Rullo di tamburi. Uno schermo nero. Ispirato a una storia vera. 1956. Una carrellata di uomini grigi, ripresi da più punti di vista. Ma ecco uno sprizzo di colore. Una gonna azzurra. Sono pochi secondi che però, anche grazie alla scelta dell’inquadratura, catturano l’attenzione dello spettatore, mentre sullo schermo compare il titolo del film che si sta per vedere: On the Basis of Sex, in italiano: Una giusta causa. Un film biografico su Ruth Ginsburg, la seconda donna a essere nominata Giudice alla Corte Suprema, una donna che si è battuta per la parità di genere, ma sullo schermo ancora non la vediamo. La macchina da presa infatti si muove per dettagli, dettagli che sottolineano l’appartenenza al genere femminile della nostra protagonista. Mossa registica avvincente, che anticipa ciò che muove coscientemente il personaggio principale, rifiutato, nonostante il suo talento, da tutti gli studi legali, solo perché donna. Dalla gonna, alla mano, ai capelli, la macchina da presa arriva al volto di Felicity Jones, l’attrice che interpreta Ruth Ginsburg. Sorridente abbandona l’inquadratura, che rimane sfocata sulla folla maschile, segnale che il film sarà incentrato esclusivamente sul personaggio principale e su come si sia distinta dal (e nonostante il) grigio e oppressivo mondo legislativo maschilista. Si ritorna su di lei e la camera decide di seguire la protagonista, che gira su se stessa entusiasta. Con il movimento di macchina si trasmette la forza che questa donna metterà nel suo lavoro, nei suoi sogni, nei suoi obiettivi.
Il film, così presentato, si preannuncia come un prodotto funzionante, degno di un elogio, peccato che manchi quello che è, in tutti i film, il motore trainante: il need del personaggio. La storia presenta infatti un forte desire, ovvero un forte desiderio cosciente, o meglio, obiettivo esterno, ma manca di tridimensionalità, perché non ha una forza motrice che la anima inconsciamente. Il need viene abbozzato quando la protagonista rivela, in un colloquio di lavoro, l’insegnamento della madre: “Non credere alle emozioni” e quando il marito, Martin Ginsburg (Armie Hammer), nel risolvere il conflitto tra la figlia e la moglie, racconta di come sia stata cresciuta la stessa signora Ginsburg. Anche il punto di morte, punto di sceneggiatura dove sembra che la nostra eroina abbia perso, sottolinea il need della protagonista. Infatti, di notte guarda la foto della madre. La donna è quindi mossa inconsciamente dal desiderio di essere all’altezza della madre e dei suoi insegnamenti, dal desiderio di essere abbastanza e di avere un riconoscimento esterno del proprio talento. Tuttavia, esclusi questi brevi istanti, il film non presta attenzione a questo aspetto e, così facendo, disegna un personaggio piatto, privo di anima.

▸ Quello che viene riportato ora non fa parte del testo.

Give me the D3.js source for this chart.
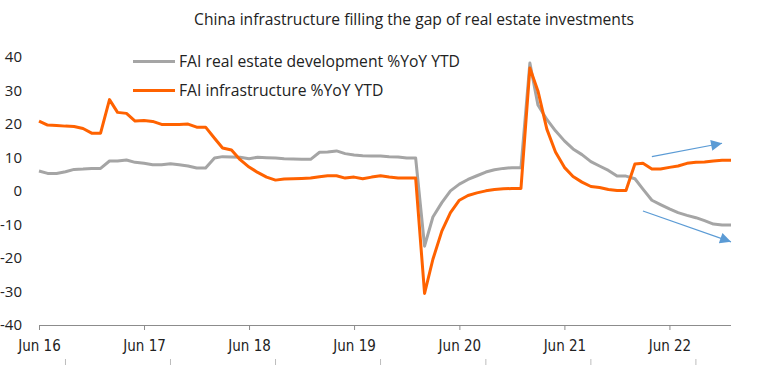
<!DOCTYPE html>
<html>
<head>
<meta charset="utf-8">
<script src="https://cdn.jsdelivr.net/npm/d3@7"></script>
<style>
  html, body { margin: 0; padding: 0; background: #fff; }
  svg { display: block; }
</style>
</head>
<body>
<svg id="chart" width="759" height="365"></svg>
<script>
// ---- data ----
const title = "China infrastructure filling the gap of real estate investments";
const seriesNames = ["FAI real estate development %YoY YTD", "FAI infrastructure %YoY YTD"];
const months = [
  "2016-06","2016-07","2016-08","2016-09","2016-10","2016-11","2016-12",
  "2017-01","2017-02","2017-03","2017-04","2017-05","2017-06","2017-07","2017-08","2017-09","2017-10","2017-11","2017-12",
  "2018-01","2018-02","2018-03","2018-04","2018-05","2018-06","2018-07","2018-08","2018-09","2018-10","2018-11","2018-12",
  "2019-01","2019-02","2019-03","2019-04","2019-05","2019-06","2019-07","2019-08","2019-09","2019-10","2019-11","2019-12",
  "2020-01","2020-02","2020-03","2020-04","2020-05","2020-06","2020-07","2020-08","2020-09","2020-10","2020-11","2020-12",
  "2021-01","2021-02","2021-03","2021-04","2021-05","2021-06","2021-07","2021-08","2021-09","2021-10","2021-11","2021-12",
  "2022-01","2022-02","2022-03","2022-04","2022-05","2022-06","2022-07","2022-08","2022-09","2022-10","2022-11","2022-12",
  "2023-01"
];
const realEstate = [
  5.9, 5.2, 5.2, 5.7, 6.4, 6.5, 6.7,
  6.7, 8.9, 8.9, 9.2, 8.5, 8.2, 7.8, 7.8, 8.1, 7.8, 7.4, 6.8,
  6.8, 9.8, 10.2, 10.1, 10.0, 9.6, 10.0, 9.9, 9.8, 9.6, 9.5, 9.4,
  9.4, 11.5, 11.6, 11.9, 11.1, 10.7, 10.5, 10.4, 10.4, 10.2, 10.1, 9.8,
  9.8, -16.5, -7.8, -3.5, 0.0, 2.0, 3.4, 4.5, 5.6, 6.3, 6.7, 6.9,
  6.9, 38.1, 25.6, 21.3, 17.9, 14.9, 12.5, 10.8, 8.7, 7.4, 6.1, 4.4,
  4.4, 3.6, 0.5, -2.8, -4.1, -5.4, -6.5, -7.3, -8.0, -8.9, -9.9, -10.2,
  -10.2
];
const infrastructure = [
  20.8, 19.6, 19.5, 19.3, 19.2, 18.6, 17.2,
  17.2, 27.2, 23.4, 23.1, 20.8, 21.0, 20.7, 19.8, 19.8, 19.8, 19.9, 19.0,
  19.0, 15.7, 12.8, 12.2, 9.3, 7.1, 5.5, 4.1, 3.2, 3.5, 3.6, 3.7,
  3.8, 4.2, 4.5, 4.5, 3.8, 4.1, 3.6, 4.1, 4.5, 4.1, 3.8, 3.8,
  3.8, -30.6, -20.4, -12.0, -6.5, -2.8, -1.4, -0.6, 0.0, 0.4, 0.6, 0.7,
  0.7, 36.6, 29.8, 18.4, 11.6, 7.0, 4.3, 2.6, 1.3, 1.0, 0.4, 0.1,
  0.1, 8.0, 8.2, 6.5, 6.5, 7.0, 7.4, 8.2, 8.5, 8.6, 8.9, 9.1,
  9.1
];
const yTicks = [-40, -30, -20, -10, 0, 10, 20, 30, 40];
const xTickMonths = ["2016-06","2017-06","2018-06","2019-06","2020-06","2021-06","2022-06"];
// trend arrows (annotation), in data space: [month, value] -> [month, value]
const arrowUp = [["2022-04", 10.2], ["2022-12", 14.2]];
const arrowDown = [["2022-03", -6.0], ["2023-01", -15.2]];

// ---- setup ----
const parse = d3.timeParse("%Y-%m");
const fmt = d3.timeFormat("%b %y");
const svg = d3.select("#chart");
const mLeft = 39, mRight = 731, mTop = 56.7, mBottom = 325;

const x = d3.scaleTime()
  .domain([parse(months[0]), parse(months[months.length - 1])])
  .range([mLeft, mRight]);
const y = d3.scaleLinear().domain([-40, 40]).range([mBottom, mTop]);

const colors = ["#A5A5A5", "#FF6200"];
const arrowColor = "#5B9BD5";
const font = "'Open Sans', 'Noto Sans', sans-serif";

// title
svg.append("text")
  .attr("x", 414).attr("y", 25)
  .attr("text-anchor", "middle")
  .attr("font-family", font)
  .attr("font-size", 15.6)
  .attr("fill", "#222")
  .text(title);

// y axis labels
const yAxis = d3.axisLeft(y).tickValues(yTicks).tickSize(0).tickPadding(0).tickFormat(d => String(d));
const gy = svg.append("g").attr("transform", "translate(22,0)").call(yAxis);
gy.select(".domain").remove();
gy.selectAll("text")
  .attr("font-family", font)
  .attr("font-size", 15)
  .attr("fill", "#222");

// x axis
const xAxis = d3.axisBottom(x)
  .tickValues(xTickMonths.map(parse))
  .tickSize(5)
  .tickPadding(10)
  .tickFormat(fmt);
const gx = svg.append("g").attr("transform", `translate(0,${mBottom})`).call(xAxis);
gx.select(".domain").attr("stroke", "#8c8c8c").attr("d", `M${mLeft},0.5H${mRight}`);
gx.selectAll(".tick line").attr("stroke", "#8c8c8c");
gx.selectAll("text")
  .attr("font-family", "'Liberation Sans Narrow', 'DejaVu Sans Condensed', 'Roboto Condensed', sans-serif")
  .attr("font-size", 15)
  .attr("fill", "#222");

// faint ticks at bottom edge (between year labels)
const xBottomTicks = xTickMonths.map(m => d3.timeMonth.offset(parse(m), 3));
svg.append("g").selectAll("line").data(xBottomTicks).join("line")
  .attr("x1", d => x(d)).attr("x2", d => x(d))
  .attr("y1", 359).attr("y2", 365)
  .attr("stroke", "#bdbdbd").attr("stroke-width", 1);

// lines
const dates = months.map(parse);
const line = d3.line().x((d, i) => x(dates[i])).y(d => y(d));
[realEstate, infrastructure].forEach((s, k) => {
  svg.append("path")
    .datum(s)
    .attr("fill", "none")
    .attr("stroke", colors[k])
    .attr("stroke-width", 3)
    .attr("stroke-linejoin", "round")
    .attr("d", line);
});

// legend
const legendY = [61.5, 90.5];
seriesNames.forEach((n, k) => {
  svg.append("line")
    .attr("x1", 133).attr("x2", 175)
    .attr("y1", legendY[k]).attr("y2", legendY[k])
    .attr("stroke", colors[k]).attr("stroke-width", 3);
  svg.append("text")
    .attr("x", 179).attr("y", legendY[k])
    .attr("dy", "0.35em")
    .attr("font-family", font)
    .attr("font-size", 15.7)
    .attr("fill", "#222")
    .text(n);
});

// arrows
const defs = svg.append("defs");
defs.append("marker")
  .attr("id", "arrowhead")
  .attr("viewBox", "0 0 10 10")
  .attr("refX", 10).attr("refY", 5)
  .attr("markerWidth", 12).attr("markerHeight", 11)
  .attr("markerUnits", "userSpaceOnUse")
  .attr("orient", "auto")
  .append("path").attr("d", "M0,0L10,5L0,10Z").attr("fill", arrowColor);
[arrowUp, arrowDown].forEach(a => {
  svg.append("line")
    .attr("x1", x(parse(a[0][0]))).attr("y1", y(a[0][1]))
    .attr("x2", x(parse(a[1][0]))).attr("y2", y(a[1][1]))
    .attr("stroke", arrowColor).attr("stroke-width", 1.2)
    .attr("marker-end", "url(#arrowhead)");
});
</script>
</body>
</html>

Il prodotto audiovisivo che ne esce risulta privo di interesse, privo di qualcosa che spinga lo spettatore a rimanere attaccato alla sedia, nonostante il tema accattivante, molto attuale e appassionante. Tema che se si voleva trattare con un desire così forte da oscurare il need, doveva essere protagonista di un’altra tipologia di storia, come i film d’inchiesta. Un film biografico, invece, che si concentra, come lascia trasparire anche l’open image, sulla figura della protagonista, senza darle, però, un corpo, è un film tecnicamente scritto male e che non avvinghia lo spettatore. In conclusione, On the Basis of Sex è un film con un tema avvincente, sì, e con una regia bene studiata, che gioca sugli stilemi del classico in modo non scontato, tuttavia manca di quello sprint in più. Manca di quella capacità di distinguere la vita reale da un’opera audiovisiva, che si differenzia dalla prima, come ci insegna Hitchcock nella sua intervista con Truffaut, perché priva di momenti di noia. In sostanza, probabilmente errando nella scelta della categoria del prodotto, la sceneggiatura si dimentica di puntare sugli aspetti drammaturgici della storia, rendendola piatta e priva di tridimensionalità. Una storia che nasce da una giusta causa, ma che ha un’ingiusta mancanza di need.